News/Virtual Assistant Industry Report

How Wind Energy Companies Are Using Virtual Assistants to Streamline Project Administration

Virtual Assistant News Desk·

Wind energy development is one of the most administratively complex businesses in the energy sector. A single utility-scale wind project can take five to ten years from initial site assessment to commercial operation, involving hundreds of regulatory filings, landowner agreements, environmental assessments, and stakeholder communications. Managing that complexity without bloated headcount is a challenge every wind developer faces.

Virtual assistants (VAs) are emerging as a practical answer.

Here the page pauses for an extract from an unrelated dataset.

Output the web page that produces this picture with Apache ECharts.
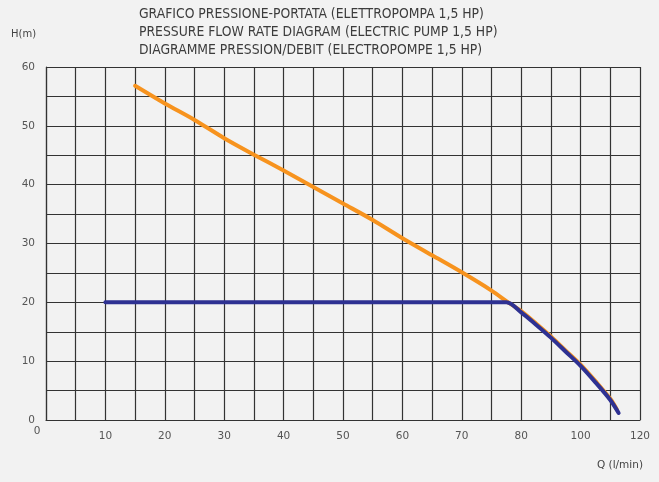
<!DOCTYPE html>
<html>
<head>
<meta charset="utf-8">
<title>Grafico pressione-portata</title>
<script src="https://cdn.jsdelivr.net/npm/echarts@6/dist/echarts.min.js"></script>
<style>
  html, body { margin: 0; padding: 0; background: #f2f2f2; }
  #chart { width: 659px; height: 482px; }
</style>
</head>
<body>
<div id="chart"></div>
<script>
// x runs in grid steps of the drawing (one column = 5); labels past 80 jump to 100, 120
var qLabels = ['0', '10', '20', '30', '40', '50', '60', '70', '80', '100', '120']
var hLabels = ['0', '10', '20', '30', '40', '50', '60']

// pump curve (orange)
var pumpCurve = [
  [15, 56.8], [20, 53.8], [25, 51.0], [30, 47.9], [35, 45.1], [40, 42.4],
  [45, 39.6], [50, 36.8], [55, 34.0], [60, 30.9], [65, 28.0], [70, 25.1],
  [75, 22.0], [77.8, 20.0], [80, 18.5], [82.5, 16.4], [85, 14.2], [87.5, 11.8],
  [90, 9.4], [92.5, 6.6], [95, 3.6], [96.1, 1.8]
]
// working curve with pressure regulator (blue)
var regulatedCurve = [
  [10, 20], [77.5, 20], [80, 18.3], [82.5, 16.2], [85, 14.0], [87.5, 11.6],
  [90, 9.2], [92.5, 6.4], [95, 3.4], [96.4, 1.2]
]

var gridColor = '#333'
var labelFont = 'DejaVu Sans'

var chart = echarts.init(document.getElementById('chart'))
chart.setOption({
  backgroundColor: '#f2f2f2',
  animation: false,
  title: [{
    text: 'GRAFICO PRESSIONE-PORTATA (ELETTROPOMPA 1,5 HP)\nPRESSURE FLOW RATE DIAGRAM (ELECTRIC PUMP 1,5 HP)\nDIAGRAMME PRESSION/DEBIT (ELECTROPOMPE 1,5 HP)',
    left: 134,
    top: 1,
    textStyle: {
      fontFamily: "'Liberation Sans Narrow', 'DejaVu Sans Condensed', sans-serif",
      fontSize: 13.8,
      fontWeight: 'normal',
      color: '#3c3c3c',
      lineHeight: 17.7
    }
  }, {
    text: 'H(m)',
    left: 6,
    top: 24,
    textStyle: { fontFamily: labelFont, fontSize: 10, fontWeight: 'normal', color: '#444' }
  }, {
    text: 'Q (l/min)',
    right: 11,
    top: 455,
    textStyle: { fontFamily: labelFont, fontSize: 10.5, fontWeight: 'normal', color: '#444' }
  }],
  grid: {
    left: 46,
    right: 19,
    top: 67,
    bottom: 62,
    containLabel: false
  },
  xAxis: {
    type: 'value',
    min: 0,
    max: 100,
    interval: 10,
    axisLine: { show: true, lineStyle: { color: gridColor, width: 1.2 } },
    axisTick: { show: false },
    splitLine: { show: true, lineStyle: { color: gridColor, width: 1.2 } },
    minorTick: { show: false, splitNumber: 2 },
    minorSplitLine: { show: true, lineStyle: { color: gridColor, width: 1.2 } },
    axisLabel: {
      margin: 6,
      formatter: function (v) {
        var t = qLabels[Math.round(v / 10)]
        return v === 0 ? '{z|' + t + '}' : '{n|' + t + '}'
      },
      rich: {
        n: { fontFamily: labelFont, fontSize: 10.5, color: '#555', padding: [5, 0, 0, 0] },
        z: { fontFamily: labelFont, fontSize: 10.5, color: '#555', padding: [0, 18, 0, 0] }
      }
    }
  },
  yAxis: {
    type: 'value',
    min: 0,
    max: 60,
    interval: 10,
    axisLine: { show: true, lineStyle: { color: gridColor, width: 1.2 } },
    axisTick: { show: false },
    splitLine: { show: true, lineStyle: { color: gridColor, width: 1.2 } },
    minorTick: { show: false, splitNumber: 2 },
    minorSplitLine: { show: true, lineStyle: { color: gridColor, width: 1.2 } },
    axisLabel: {
      margin: 11,
      fontFamily: labelFont,
      fontSize: 10.5,
      color: '#555',
      formatter: function (v) {
        return hLabels[Math.round(v / 10)]
      }
    }
  },
  series: [{
    name: 'pump',
    type: 'line',
    smooth: 0.3,
    symbol: 'none',
    data: pumpCurve,
    lineStyle: { color: '#f7931e', width: 4, cap: 'round' }
  }, {
    name: 'regulated',
    type: 'line',
    smooth: 0.3,
    symbol: 'none',
    data: regulatedCurve,
    lineStyle: { color: '#2e3192', width: 4, cap: 'round' }
  }]
})
</script>
</body>
</html>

Wind energy companies — from independent power producers to large utilities — are delegating defined administrative functions to skilled remote professionals, compressing timelines and reducing soft costs without sacrificing quality.

Why Wind Projects Generate So Much Administrative Work

Unlike solar installations, which can be permitted and commissioned in weeks, wind projects involve lengthy multi-agency review processes. Projects must navigate federal, state, and local permitting requirements, coordinate with multiple landowners across large land areas, and maintain ongoing communications with grid operators.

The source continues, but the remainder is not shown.